Packages and Pricing
Civil plus religious wedding film pricing reflects the dual-venue structure and the travel day logistics.
| Package | What's Included | Coverage Hours | Price Range |
|---|---|---|---|
| Essentials (same city) | 2-cam both venues, 1 highlight film, 1 reel | Up to 8 hours | £3,500–£5,000 |
| Standard | 3-cam both venues, full ceremony cuts, 2 reels | Up to 10 hours | £5,500–£7,500 |
| Premium (venues 20+ miles apart) | 3-cam + drone, both ceremony cuts + highlight + 2 reels | Up to 12 hours | £7,500–£10,000 |
Travel beyond 50 miles from London may require crew accommodation — typically £120–£180 per person, billed at cost. We always confirm travel costs in writing before you book.

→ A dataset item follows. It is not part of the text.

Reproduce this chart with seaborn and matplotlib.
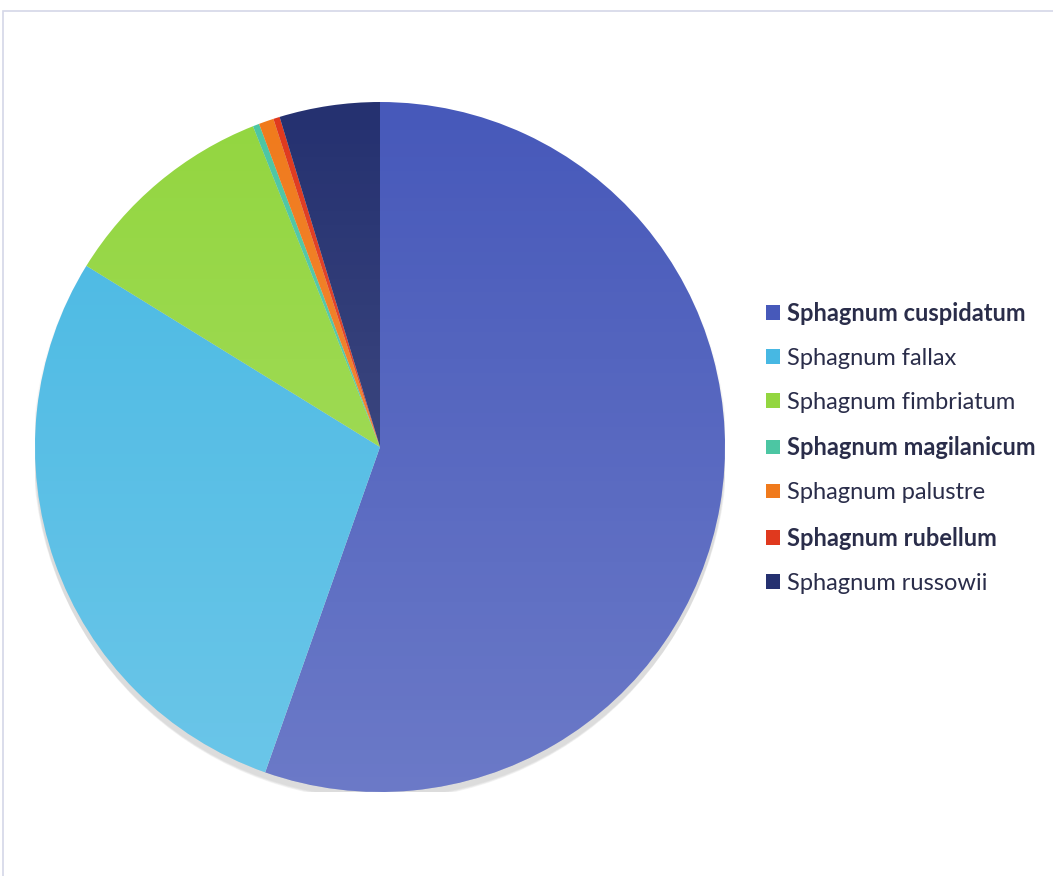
import numpy as np
import matplotlib
matplotlib.use("Agg")
import matplotlib.pyplot as plt
from matplotlib.patches import Patch, Circle, Rectangle
import seaborn as sns

# Share of each Sphagnum species (%)
species = [
    "Sphagnum cuspidatum",
    "Sphagnum fallax",
    "Sphagnum fimbriatum",
    "Sphagnum magilanicum",
    "Sphagnum palustre",
    "Sphagnum rubellum",
    "Sphagnum russowii",
]
shares = [55.4, 28.4, 10.2, 0.3, 0.7, 0.3, 4.7]
bold_species = ["Sphagnum cuspidatum", "Sphagnum magilanicum", "Sphagnum rubellum"]
colors = ["#4759ba", "#47b8e3", "#93d640", "#4cc6a3", "#f07a1c", "#e0391e", "#253170"]

sns.set_theme(style="white")
plt.rcParams["font.family"] = ["Lato", "DejaVu Sans"]

W, H = 1053, 876
fig = plt.figure(figsize=(W / 100, H / 100), dpi=100)
fig.patch.set_facecolor("white")

# thin frame around the chart area
frame = Rectangle((3 / W, -0.01), 1.05, 1 - 11 / H + 0.01, transform=fig.transFigure,
                  fill=False, edgecolor="#d4d7e8", linewidth=1.2)
fig.add_artist(frame)

cx, cy, r = 380, 447, 345
ax = fig.add_axes([(cx - r) / W, (H - cy - r) / H, 2 * r / W, 2 * r / H])

# soft drop shadow under the pie
for i, a in enumerate([0.05, 0.05, 0.05, 0.06]):
    ax.add_patch(Circle((0.0, -0.012 - 0.004 * i), 1.0 + 0.002 * (3 - i),
                        color="#555555", alpha=a, lw=0, zorder=0))

wedges, _ = ax.pie(shares, colors=colors, startangle=90, counterclock=False,
                   radius=1.0, wedgeprops=dict(linewidth=0))
for w in wedges:
    w.set_zorder(1)

# light vertical sheen: brighter toward the bottom
grad = np.zeros((256, 2, 4))
grad[..., :3] = 1.0
grad[..., 3] = np.linspace(0.0, 0.2, 256)[:, None]
im = ax.imshow(grad, extent=(-1, 1, -1, 1), origin="upper", aspect="auto",
               interpolation="bilinear", zorder=2)
clip = Circle((0, 0), 1.0, transform=ax.transData)
im.set_clip_path(clip)

ax.set_xlim(-1.0, 1.0)
ax.set_ylim(-1.0, 1.0)
ax.set_aspect("equal")
ax.axis("off")

handles = [Patch(facecolor=c, edgecolor="none") for c in colors]
leg = fig.legend(handles, species, loc="upper left",
                 bbox_to_anchor=(754 / W, 1 - 290 / H), frameon=False,
                 fontsize=17, handlelength=0.58, handleheight=0.58,
                 handletextpad=0.3, labelspacing=0.98, borderpad=0)
for t in leg.get_texts():
    t.set_color("#2a2d4a")
    if t.get_text() in bold_species:
        t.set_fontweight("bold")

fig.savefig("out.png", dpi=100)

Editing: Making One Film from Two Very Different Locations
The editing challenge is holding the emotional throughline across 2 completely different environments. Our editors approach a civil plus religious film in 3 structural layers:
- The legal moment — the rings exchanged, the register signed, the first kiss as a legally married couple. This is often the emotional anchor.
- The transition — confetti, laughter, the journey to the church. This is the breath in the film.

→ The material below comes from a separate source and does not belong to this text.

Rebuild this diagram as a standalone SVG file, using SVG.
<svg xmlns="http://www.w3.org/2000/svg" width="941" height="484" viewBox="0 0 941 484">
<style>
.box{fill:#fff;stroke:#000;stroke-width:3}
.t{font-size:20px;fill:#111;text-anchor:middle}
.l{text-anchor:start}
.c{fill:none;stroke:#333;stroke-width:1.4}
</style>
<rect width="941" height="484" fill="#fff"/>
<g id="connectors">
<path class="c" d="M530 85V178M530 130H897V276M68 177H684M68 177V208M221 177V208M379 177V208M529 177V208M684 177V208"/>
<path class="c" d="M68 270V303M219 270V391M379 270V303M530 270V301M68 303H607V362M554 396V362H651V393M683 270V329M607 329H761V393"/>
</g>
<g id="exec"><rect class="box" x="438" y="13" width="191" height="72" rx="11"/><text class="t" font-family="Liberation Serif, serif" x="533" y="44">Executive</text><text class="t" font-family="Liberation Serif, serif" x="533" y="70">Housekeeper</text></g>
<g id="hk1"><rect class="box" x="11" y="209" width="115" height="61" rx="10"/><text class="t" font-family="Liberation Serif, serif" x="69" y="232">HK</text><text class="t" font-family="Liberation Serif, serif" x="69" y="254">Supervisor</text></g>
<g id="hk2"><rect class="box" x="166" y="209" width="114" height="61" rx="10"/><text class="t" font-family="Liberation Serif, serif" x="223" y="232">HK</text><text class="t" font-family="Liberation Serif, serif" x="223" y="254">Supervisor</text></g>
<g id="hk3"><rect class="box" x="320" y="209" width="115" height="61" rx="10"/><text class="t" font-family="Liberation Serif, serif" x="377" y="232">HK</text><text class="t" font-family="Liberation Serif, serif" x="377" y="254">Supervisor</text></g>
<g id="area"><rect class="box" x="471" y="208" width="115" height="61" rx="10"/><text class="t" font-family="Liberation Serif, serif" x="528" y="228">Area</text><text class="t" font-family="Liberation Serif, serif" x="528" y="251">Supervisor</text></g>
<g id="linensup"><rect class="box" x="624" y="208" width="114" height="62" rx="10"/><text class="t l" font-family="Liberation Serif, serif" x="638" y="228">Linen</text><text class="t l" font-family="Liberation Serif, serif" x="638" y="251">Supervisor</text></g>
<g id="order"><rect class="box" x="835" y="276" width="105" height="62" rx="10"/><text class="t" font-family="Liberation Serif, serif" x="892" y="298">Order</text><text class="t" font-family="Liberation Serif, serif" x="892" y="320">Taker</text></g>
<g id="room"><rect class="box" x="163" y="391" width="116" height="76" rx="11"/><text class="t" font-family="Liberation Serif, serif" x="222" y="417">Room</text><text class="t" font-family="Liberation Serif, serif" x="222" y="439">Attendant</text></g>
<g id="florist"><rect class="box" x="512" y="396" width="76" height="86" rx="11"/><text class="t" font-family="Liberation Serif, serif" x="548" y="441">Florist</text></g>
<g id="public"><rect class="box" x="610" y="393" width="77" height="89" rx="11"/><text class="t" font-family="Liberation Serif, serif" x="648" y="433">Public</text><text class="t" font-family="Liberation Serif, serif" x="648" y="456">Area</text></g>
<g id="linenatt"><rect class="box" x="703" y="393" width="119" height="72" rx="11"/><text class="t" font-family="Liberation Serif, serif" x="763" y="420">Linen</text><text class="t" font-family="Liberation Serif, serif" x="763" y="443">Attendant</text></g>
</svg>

- The celebration — the processional, the vows (again, or for a blessing), the community witnessing. This is the crescendo.
Most civil plus religious highlight films run 8–12 minutes. We deliver a separate, unedited (or lightly graded) full cut of both ceremonies independently — typically 15–30 minutes each — so you have the legal record alongside the cinematic film.

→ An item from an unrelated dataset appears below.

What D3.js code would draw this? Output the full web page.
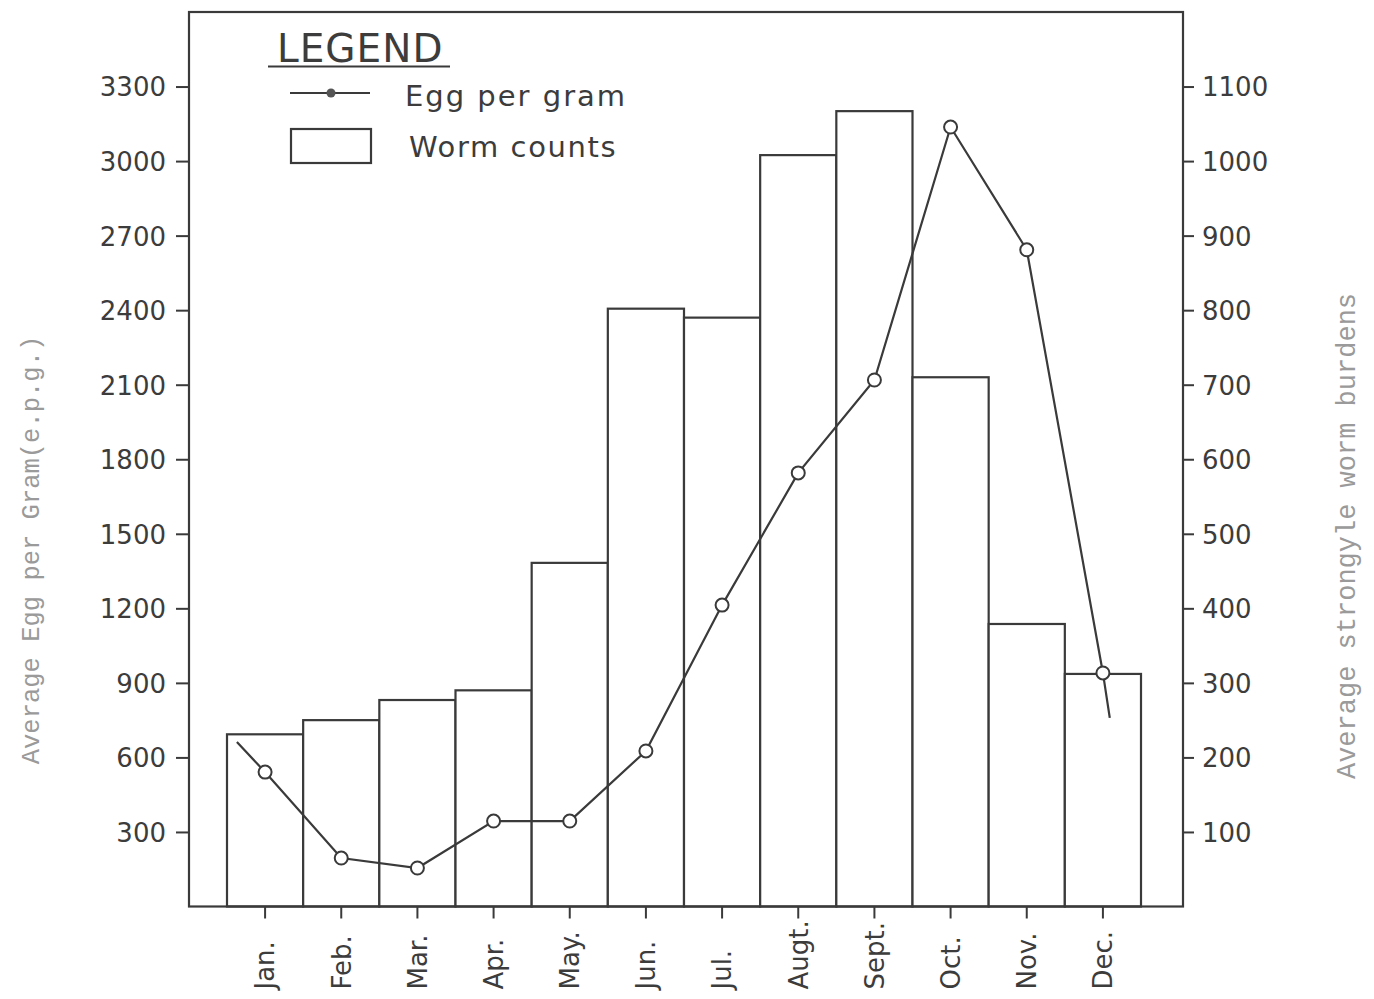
<!DOCTYPE html>
<html><head><meta charset="utf-8">
<script src="https://cdn.jsdelivr.net/npm/d3@7"></script>
<style>body{margin:0;background:#fff}svg{display:block}</style>
</head><body>
<svg id="c" width="1374" height="999"></svg>
<script>
const months = ["Jan.","Feb.","Mar.","Apr.","May.","Jun.","Jul.","Augt.","Sept.","Oct.","Nov.","Dec."];
const wormCounts = [231,250,277,290,461,802,790,1008,1067,710,379,312];
const eggPerGram = [541,195,155,344,344,626,1213,1745,2119,3137,2643,940];
const eggLeadIn = {month:"Jan.", offset:-0.37, value:662};
const eggLeadOut = {month:"Dec.", offset:0.09, value:759};
const eggTicks = [300,600,900,1200,1500,1800,2100,2400,2700,3000,3300];
const wormTicks = [100,200,300,400,500,600,700,800,900,1000,1100];

const svg = d3.select("#c");
const ink = "#3a3a3a";
const frame = {l:189, r:1183, t:12, b:906.5};

const x = d3.scaleBand().domain(months).range([227,1141]).padding(0);
const yL = d3.scaleLinear().domain([0,3600]).range([frame.b, frame.t]);
const yR = d3.scaleLinear().domain([0,1200]).range([frame.b, frame.t]);
const cx = (m, off=0) => x(m) + x.bandwidth()*(0.5+off);

// bars
svg.append("g").selectAll("rect").data(months).join("rect")
  .attr("x", d=>x(d)).attr("width", x.bandwidth())
  .attr("y", (d,i)=>yR(wormCounts[i]))
  .attr("height", (d,i)=>yR(0)-yR(wormCounts[i]))
  .attr("fill","#fff").attr("stroke",ink).attr("stroke-width",2.2);

// frame
svg.append("rect").attr("x",frame.l).attr("y",frame.t)
  .attr("width",frame.r-frame.l).attr("height",frame.b-frame.t)
  .attr("fill","none").attr("stroke",ink).attr("stroke-width",2.2);

// axes
const tickFont = "'DejaVu Sans', sans-serif";
const gL = svg.append("g").attr("transform",`translate(${frame.l},0)`)
  .call(d3.axisLeft(yL).tickValues(eggTicks).tickSize(13).tickPadding(10).tickFormat(d3.format("d")));
const gR = svg.append("g").attr("transform",`translate(${frame.r},0)`)
  .call(d3.axisRight(yR).tickValues(wormTicks).tickSize(11).tickPadding(8).tickFormat(d3.format("d")));
const gB = svg.append("g").attr("transform",`translate(0,${frame.b})`)
  .call(d3.axisBottom(x).tickSize(12).tickPadding(0));
[gL,gR,gB].forEach(g=>{
  g.select(".domain").remove();
  g.selectAll(".tick line").attr("stroke",ink).attr("stroke-width",2);
  g.selectAll("text").attr("fill","#3c3c3c").style("font-family",tickFont).style("font-size","26px");
});
gL.selectAll(".tick text").attr("dy","0.36em");
gR.selectAll(".tick text").attr("dy","0.36em");
gB.selectAll(".tick text")
  .attr("text-anchor","start").attr("y",0).attr("dy","0.36em")
  .attr("transform","translate(0,83) rotate(-90)")
  .attr("x",0);

// egg line
const pts = [[cx(eggLeadIn.month,eggLeadIn.offset), yL(eggLeadIn.value)]]
  .concat(months.map((m,i)=>[cx(m), yL(eggPerGram[i])]))
  .concat([[cx(eggLeadOut.month,eggLeadOut.offset), yL(eggLeadOut.value)]]);
svg.append("path").attr("d", d3.line()(pts))
  .attr("fill","none").attr("stroke",ink).attr("stroke-width",2.2);
svg.append("g").selectAll("circle").data(months).join("circle")
  .attr("cx", d=>cx(d)).attr("cy",(d,i)=>yL(eggPerGram[i])).attr("r",6.5)
  .attr("fill","#fff").attr("stroke",ink).attr("stroke-width",2);

// axis titles
const titleFont = "'Liberation Mono', 'Courier New', monospace";
svg.append("text").attr("transform","translate(30,550) rotate(-90)")
  .attr("text-anchor","middle").attr("dy","0.35em")
  .style("font-family",titleFont).style("font-size","25.5px").attr("fill","#9a9a9a")
  .text("Average Egg per Gram(e.p.g.)");
svg.append("text").attr("transform","translate(1346,536) rotate(-90)")
  .attr("text-anchor","middle").attr("dy","0.35em")
  .style("font-family",titleFont).style("font-size","27px").attr("fill","#9a9a9a")
  .text("Average strongyle worm burdens");

// legend
const lg = svg.append("g");
lg.append("text").attr("x",277).attr("y",62)
  .style("font-family",tickFont).style("font-size","39px").style("letter-spacing","1px")
  .attr("fill","#3c3c3c").text("LEGEND");
lg.append("line").attr("x1",268).attr("x2",450).attr("y1",66.5).attr("y2",66.5)
  .attr("stroke",ink).attr("stroke-width",2.2);
lg.append("line").attr("x1",290).attr("x2",370).attr("y1",93).attr("y2",93)
  .attr("stroke",ink).attr("stroke-width",2);
lg.append("circle").attr("cx",331).attr("cy",93).attr("r",4.5).attr("fill","#555");
lg.append("text").attr("x",405).attr("y",106)
  .style("font-family",tickFont).style("font-size","29px").style("letter-spacing","2px")
  .attr("fill","#3c3c3c").text("Egg per gram");
lg.append("rect").attr("x",291).attr("y",129).attr("width",80).attr("height",34)
  .attr("fill","#fff").attr("stroke",ink).attr("stroke-width",2.2);
lg.append("text").attr("x",409).attr("y",157)
  .style("font-family",tickFont).style("font-size","29px").style("letter-spacing","1.6px")
  .attr("fill","#3c3c3c").text("Worm counts");
</script>
</body></html>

Frequently Asked Questions
Does the register office ceremony look good on film?
Yes — with the right approach. We have filmed in dozens of UK register offices and the ones that look most beautiful are not the grandest rooms but the ones where the couple are most themselves. The intimacy of 15 people in a small room creates a different kind of emotion than a church of 200 — and that contrast is part of what makes the combined film so powerful.
Can we use the civil ceremony footage if we only want the church blessing?
Absolutely. Some couples choose a package where the civil ceremony is filmed as a private record only — not included in the main highlight film — and the religious blessing is the focus of the cinematic edit. We offer this as a separate deliverable structure.
How long does the register office ceremony last?
Most civil ceremonies at a register office run 15–25 minutes. Some superintendent registrars allow a slightly longer ceremony with additional readings — confirm with your local office. We always arrive 30 minutes early to set up within the permitted positions.
What if the register office doesn't allow 2 cameras?
If the register office restricts to a single fixed camera, we position our best operator there and use the second camera in an adjacent corridor or entrance for guest arrival and post-ceremony moments. We have never missed a register office ceremony due to venue restrictions.
Do you include speeches and reception if they follow the church ceremony?
Our packages above cover both ceremonies and the interlude. Reception coverage (speeches, first dance, dinner) is available as an add-on — typically £800–£1,500 for 3–4 hours of evening coverage with 2 cameras.
What if we are having a civil ceremony at a licensed venue rather than a register office?
If your civil ceremony is at a licensed hotel, barn, or manor house, most filming restrictions are more relaxed. We handle this as a single-venue day if both ceremonies are at the same location, which reduces the package price by £500–£800.
Can you turn around a teaser clip within 48 hours for social media?
Yes. We offer a 60–90 second same-week teaser reel as a paid add-on — £300–£500 depending on complexity. This is cut from selects only and does not delay the main film delivery.
Is music licencing included?
Music licencing for online delivery (YouTube, Vimeo, personal use) is included in all packages. Commercial licencing for broadcast or advertising use is priced separately based on usage.